Instruction
Working from the top of the listing below, retype each line through the line containing "Line, XAxis, YAxis", both included, with no pictures.

Source excerpt
<<<<

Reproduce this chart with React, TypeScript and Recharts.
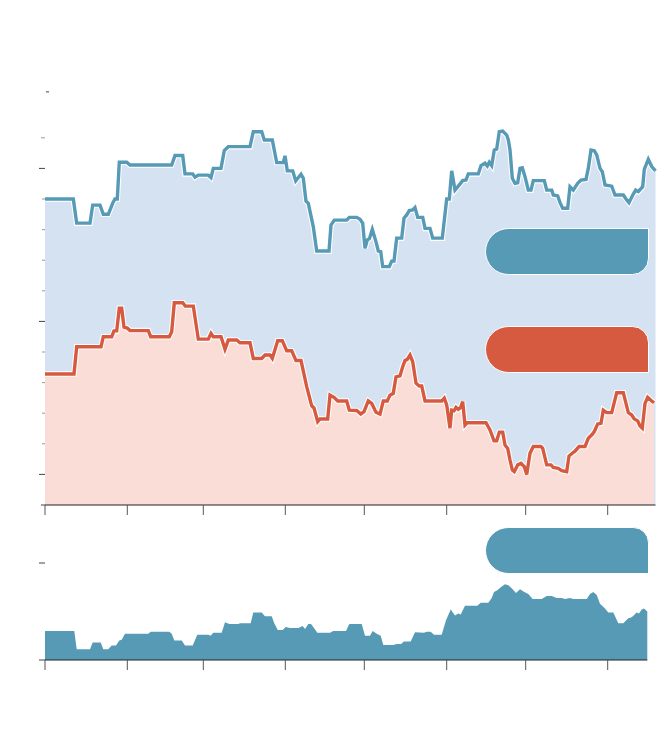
import { ComposedChart, AreaChart, Area, Line, XAxis, YAxis } from 'recharts';

// time position of each sample (same unit on both panels), and values in axis-tick units
const BLUE_T = [0, 28.3, 31.7, 45, 47.7, 55, 58.3, 63.3, 67.7, 70, 72.3, 74.3, 81.7, 85, 126.7, 130, 137.7, 140, 147.7, 150,
  153.3, 163.3, 166, 168.3, 176, 179.3, 183.3, 205, 208.3, 216.7, 219.3, 227.3, 231.7, 238.3, 240, 242.3, 247.7, 250.7, 256, 258.3,
  261, 263.3, 268.3, 271.7, 284, 286, 289.3, 301.7, 304.3, 311.7, 315, 317.7, 320, 322.3, 324.5, 327.3, 331, 333.3, 335.7, 337.7,
  344.3, 346.7, 349, 351.7, 356.7, 359, 361.7, 364.3, 367.7, 370, 372.7, 377.7, 380, 385, 387.7, 397.3, 401.7, 404.3, 406.7, 410,
  414.3, 417.7, 421, 423.3, 433.3, 436, 440, 442.3, 444.3, 446.7, 449.3, 451.7, 454.3, 457.7, 461.7, 463.3, 465, 467.3, 470, 472.7,
  475, 477.3, 480, 483.3, 486, 488.3, 499.3, 501.7, 506.7, 508.3, 512.7, 515, 517.7, 522.7, 525, 528.3, 532.7, 536, 541, 543.3,
  546, 549.3, 551.7, 555, 557.3, 560, 566.7, 570, 578.3, 581.7, 584, 588.3, 590.7, 593.3, 597.7, 599.3, 603.3, 606.7, 610.5];
const BLUE_V = [10, 10, 9.21, 9.21, 9.8, 9.8, 9.5, 9.5, 9.86, 10, 10, 11.2, 11.2, 11.11, 11.11, 11.42, 11.42, 10.82, 10.82, 10.71,
  10.78, 10.78, 10.7, 11, 11, 11.58, 11.71, 11.71, 12.2, 12.2, 11.93, 11.93, 11.19, 11.19, 11.41, 10.92, 10.92, 10.59, 10.81, 10.68,
  9.93, 9.86, 9.09, 8.3, 8.3, 9.15, 9.31, 9.31, 9.4, 9.4, 9.34, 9.21, 8.39, 8.66, 8.71, 9.01, 8.6, 8.3, 8.28, 7.79,
  7.79, 7.97, 7.97, 8.72, 8.72, 9.37, 9.48, 9.62, 9.64, 9.72, 9.4, 9.4, 9.04, 9.04, 8.72, 8.72, 10, 10, 10.92, 10.29,
  10.46, 10.6, 10.62, 10.82, 10.82, 11.09, 11.17, 11.08, 11.2, 11.09, 11.6, 11.63, 12.2, 12.22, 12.09, 11.93, 11.6, 10.68, 10.51, 10.53,
  11, 11.02, 10.73, 10.29, 10.29, 10.6, 10.6, 10.29, 10.29, 10.13, 10.1, 9.88, 9.7, 9.7, 10.4, 10.29, 10.51, 10.62, 10.64, 11,
  11.6, 11.58, 11.44, 11, 10.89, 10.46, 10.42, 10.13, 10.13, 9.97, 9.88, 10.16, 10.29, 10.24, 10.4, 10.97, 11.3, 11.06, 10.92];

const RED_T = [0, 29, 31.7, 56, 58.3, 66.7, 69, 71.7, 74.3, 76.7, 79, 82.3, 85, 103.3, 105.7, 124.3, 126.7, 129.3, 137.7, 140.3,
  148.3, 153.3, 163.3, 166, 168.3, 176, 180, 183.3, 191.7, 195, 205, 208.3, 216.7, 220, 225, 227.3, 232.7, 237.3, 241.7, 246.7,
  251, 256, 261.7, 266.7, 269, 272.7, 275, 282.7, 285, 289.3, 292.7, 301.7, 304.3, 311.7, 315.7, 319, 323.3, 326.7, 331, 335,
  338.3, 342.3, 345, 348.3, 351, 355, 357.7, 360, 362.3, 365, 367.7, 371, 374.3, 376.7, 380, 396.7, 399.3, 401.7, 405, 406.7,
  409, 411, 413.3, 415.7, 417.7, 420, 422.3, 441, 445, 449, 451.7, 454.3, 457.7, 460, 462.7, 465, 467.3, 469.3, 472.7, 476,
  479.3, 481.7, 485, 488.3, 496, 497.7, 501.7, 506, 508.3, 513.3, 516.7, 521.7, 524, 527.3, 530, 534, 540, 543.3, 547.3, 549.3,
  552.7, 556, 558.3, 561.7, 566.7, 571.7, 578.3, 583.3, 586.7, 589.3, 592.7, 595, 597.3, 600, 602.7, 606.7, 609];
const RED_V = [4.28, 4.28, 5.17, 5.17, 5.5, 5.5, 5.69, 5.69, 6.43, 6.43, 5.81, 5.78, 5.7, 5.7, 5.5, 5.5, 5.66, 6.61, 6.61, 6.5,
  6.5, 5.42, 5.42, 5.61, 5.5, 5.5, 5.09, 5.39, 5.39, 5.3, 5.3, 4.79, 4.79, 4.9, 4.9, 4.79, 5.37, 5.37, 5.04, 5.04,
  4.72, 4.72, 3.87, 3.24, 3.17, 2.72, 2.81, 2.81, 3.59, 3.51, 3.4, 3.4, 3.1, 3.09, 2.97, 3.05, 3.4, 3.32, 3.03, 2.97,
  3.4, 3.4, 3.59, 3.65, 4.19, 4.22, 4.52, 4.72, 4.76, 4.9, 4.68, 3.98, 3.89, 3.89, 3.4, 3.4, 3.49, 3.27, 2.51, 3.1,
  3.08, 3.19, 3.13, 3.19, 3.38, 2.61, 2.69, 2.69, 2.45, 2.1, 2.1, 2.38, 2.38, 1.96, 1.85, 1.47, 1.14, 1.09, 1.31, 1.36,
  1.25, 1.0, 1.69, 1.91, 1.91, 1.85, 1.31, 1.31, 1.23, 1.2, 1.12, 1.09, 1.6, 1.69, 1.76, 1.91, 1.91, 2.18, 2.31, 2.4,
  2.65, 2.67, 3.1, 3.02, 3.02, 3.67, 3.67, 3.02, 2.94, 2.81, 2.75, 2.58, 2.51, 3.32, 3.52, 3.4, 3.34];

const LOW_T = [0, 29.3, 31.7, 45, 47.7, 55.7, 58.3, 63.3, 66.7, 71, 74.3, 76.7, 80, 103.3, 105.7, 124.3, 126.7, 129.3, 136.7, 140,
  147.7, 152.3, 163.3, 165.7, 168.3, 176.7, 180, 184.3, 193.3, 195, 205.7, 208.3, 216.7, 220, 226.7, 229.3, 232.7, 237.7, 240.7, 245,
  253.3, 257.7, 260, 263.3, 266, 269, 272.3, 285, 288.3, 301, 304.3, 316.7, 320, 325, 327.7, 331.7, 335.7, 338.3, 348.3, 351.7,
  356, 359, 365.7, 370, 379, 381.7, 385.7, 389, 396.7, 401, 405.7, 410, 413.3, 415.7, 420, 432.3, 435.7, 443.3, 446.7, 449,
  452.3, 455.7, 460, 463.3, 466.7, 471, 475, 479.3, 483.3, 487.7, 496.7, 501.7, 506.7, 511.7, 516.7, 520, 525, 528.3, 536.7, 541.7,
  545, 548.3, 551.7, 555, 560, 563.3, 568.3, 573.3, 578.3, 583.3, 586.7, 591.7, 594, 596.7, 599, 602.3];
const LOW_V = [0.3, 0.3, 0.11, 0.11, 0.18, 0.18, 0.11, 0.11, 0.15, 0.15, 0.2, 0.21, 0.27, 0.27, 0.29, 0.29, 0.27, 0.2, 0.2, 0.15,
  0.15, 0.26, 0.26, 0.25, 0.28, 0.28, 0.39, 0.37, 0.37, 0.38, 0.38, 0.49, 0.49, 0.45, 0.45, 0.38, 0.31, 0.31, 0.34, 0.33,
  0.33, 0.35, 0.32, 0.37, 0.37, 0.33, 0.28, 0.28, 0.3, 0.3, 0.37, 0.37, 0.25, 0.25, 0.3, 0.27, 0.25, 0.155, 0.155, 0.165,
  0.165, 0.19, 0.19, 0.285, 0.28, 0.29, 0.29, 0.26, 0.26, 0.41, 0.52, 0.46, 0.48, 0.47, 0.56, 0.56, 0.59, 0.59, 0.64, 0.7,
  0.72, 0.75, 0.78, 0.77, 0.74, 0.69, 0.73, 0.7, 0.68, 0.63, 0.63, 0.66, 0.66, 0.64, 0.64, 0.63, 0.64, 0.63, 0.63, 0.63,
  0.68, 0.7, 0.67, 0.58, 0.53, 0.49, 0.49, 0.38, 0.38, 0.43, 0.44, 0.49, 0.48, 0.52, 0.53, 0.5];

const X_TICKS = [0, 82.3, 158.3, 240.3, 319.3, 401.7, 480.7, 562.7];
const TOP_Y_TICKS = [0, 1, 2, 3, 4, 5, 6, 7, 8, 9, 10, 11, 12, 13.5];
const LOW_Y_TICKS = [0, 1];

const TOP_X_MAX = 610.5;
const LOW_X_MAX = 602.3;

const BLUE = '#579ab5';
const RED = '#d65a3f';
const BLUE_FILL = '#d5e2f2';
const RED_FILL = '#f9ddd6';

const zip = (t: number[], v: number[]) => t.map((x, i) => ({ t: x, v: v[i] }));
const blueData = zip(BLUE_T, BLUE_V);
const redData = zip(RED_T, RED_V);
const lowData = zip(LOW_T, LOW_V);

function XTick({ x, y }: any) {
  return <line x1={x} x2={x} y1={y} y2={y + 10} stroke="#555" />;
}

function TopYTick({ x, y, payload }: any) {
  const v = payload.value;
  if (v === 13.5) return <line x1={x + 1} x2={x + 4} y1={y} y2={y} stroke="#444" />;
  const major = v % 5 === 1;
  const len = major ? 6 : v === 0 || v === 12 ? 4 : 3;
  const color = major || v === 0 ? '#444' : '#999';
  return <line x1={x - len} x2={x} y1={y} y2={y} stroke={color} />;
}

function LowYTick({ x, y }: any) {
  return <line x1={x - 6} x2={x} y1={y} y2={y} stroke="#444" />;
}

const pill = (top: number, left: number, color: string, radius: string) => (
  <div
    style={{
      position: 'absolute', top, left, width: 164, height: 47, boxSizing: 'border-box',
      background: color, border: '1px solid #fff', borderRadius: radius,
    }}
  />
);

export default function App() {
  return (
    <div style={{ position: 'absolute', left: 0, top: 0, width: 670, height: 756, background: '#fff' }}>
      <div style={{ position: 'absolute', left: 0, top: 0 }}>
        <ComposedChart width={670} height={525} margin={{ top: 91.9, right: 670 - 45 - TOP_X_MAX, bottom: 0, left: 0 }}>
          <XAxis type="number" dataKey="t" domain={[0, TOP_X_MAX]} ticks={X_TICKS} interval={0}
            axisLine={{ stroke: '#222', strokeWidth: 1.2 }} tickLine={false} tickSize={0} tickMargin={0} tick={<XTick />} height={20} />
          <YAxis type="number" dataKey="v" domain={[0, 13.5]} ticks={TOP_Y_TICKS} interval={0}
            axisLine={false} tickLine={false} tickSize={0} tickMargin={0} tick={<TopYTick />} width={45} />
          <Area data={blueData} dataKey="v" type="linear" fill={BLUE_FILL} fillOpacity={1} stroke="none" isAnimationActive={false} />
          <Area data={redData} dataKey="v" type="linear" fill={RED_FILL} fillOpacity={1} stroke="none" isAnimationActive={false} />
          <Line data={blueData} dataKey="v" type="linear" stroke="#fff" strokeWidth={5.5} dot={false} activeDot={false} isAnimationActive={false} />
          <Line data={blueData} dataKey="v" type="linear" stroke={BLUE} strokeWidth={3.4} dot={false} activeDot={false} isAnimationActive={false} />
          <Line data={redData} dataKey="v" type="linear" stroke="#fff" strokeWidth={5.5} dot={false} activeDot={false} isAnimationActive={false} />
          <Line data={redData} dataKey="v" type="linear" stroke={RED} strokeWidth={3.4} dot={false} activeDot={false} isAnimationActive={false} />
        </ComposedChart>
      </div>
      <div style={{ position: 'absolute', left: 0, top: 500 }}>
        <AreaChart width={670} height={180} data={lowData} margin={{ top: 24.2, right: 670 - 45 - LOW_X_MAX, bottom: 0, left: 0 }}>
          <XAxis type="number" dataKey="t" domain={[0, LOW_X_MAX]} ticks={X_TICKS} interval={0}
            axisLine={{ stroke: '#222', strokeWidth: 1.2 }} tickLine={false} tickSize={0} tickMargin={0} tick={<XTick />} height={20} />
          <YAxis type="number" domain={[0, 1.4]} ticks={LOW_Y_TICKS} interval={0}
            axisLine={false} tickLine={false} tickSize={0} tickMargin={0} tick={<LowYTick />} width={45} />
          <Area dataKey="v" type="linear" fill={BLUE} fillOpacity={1} stroke="none" isAnimationActive={false} />
        </AreaChart>
      </div>
      {pill(227.5, 484.5, BLUE, '24px 0 17px 24px')}
      {pill(325.5, 484.5, RED, '24px 17px 0 24px')}
      {pill(526.5, 485, BLUE, '24px 16px 0 24px')}
    </div>
  );
}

>>>>

Written answer
Reproduce this chart with React, TypeScript and Recharts.
import { ComposedChart, AreaChart, Area, Line, XAxis, YAxis } from 'recharts';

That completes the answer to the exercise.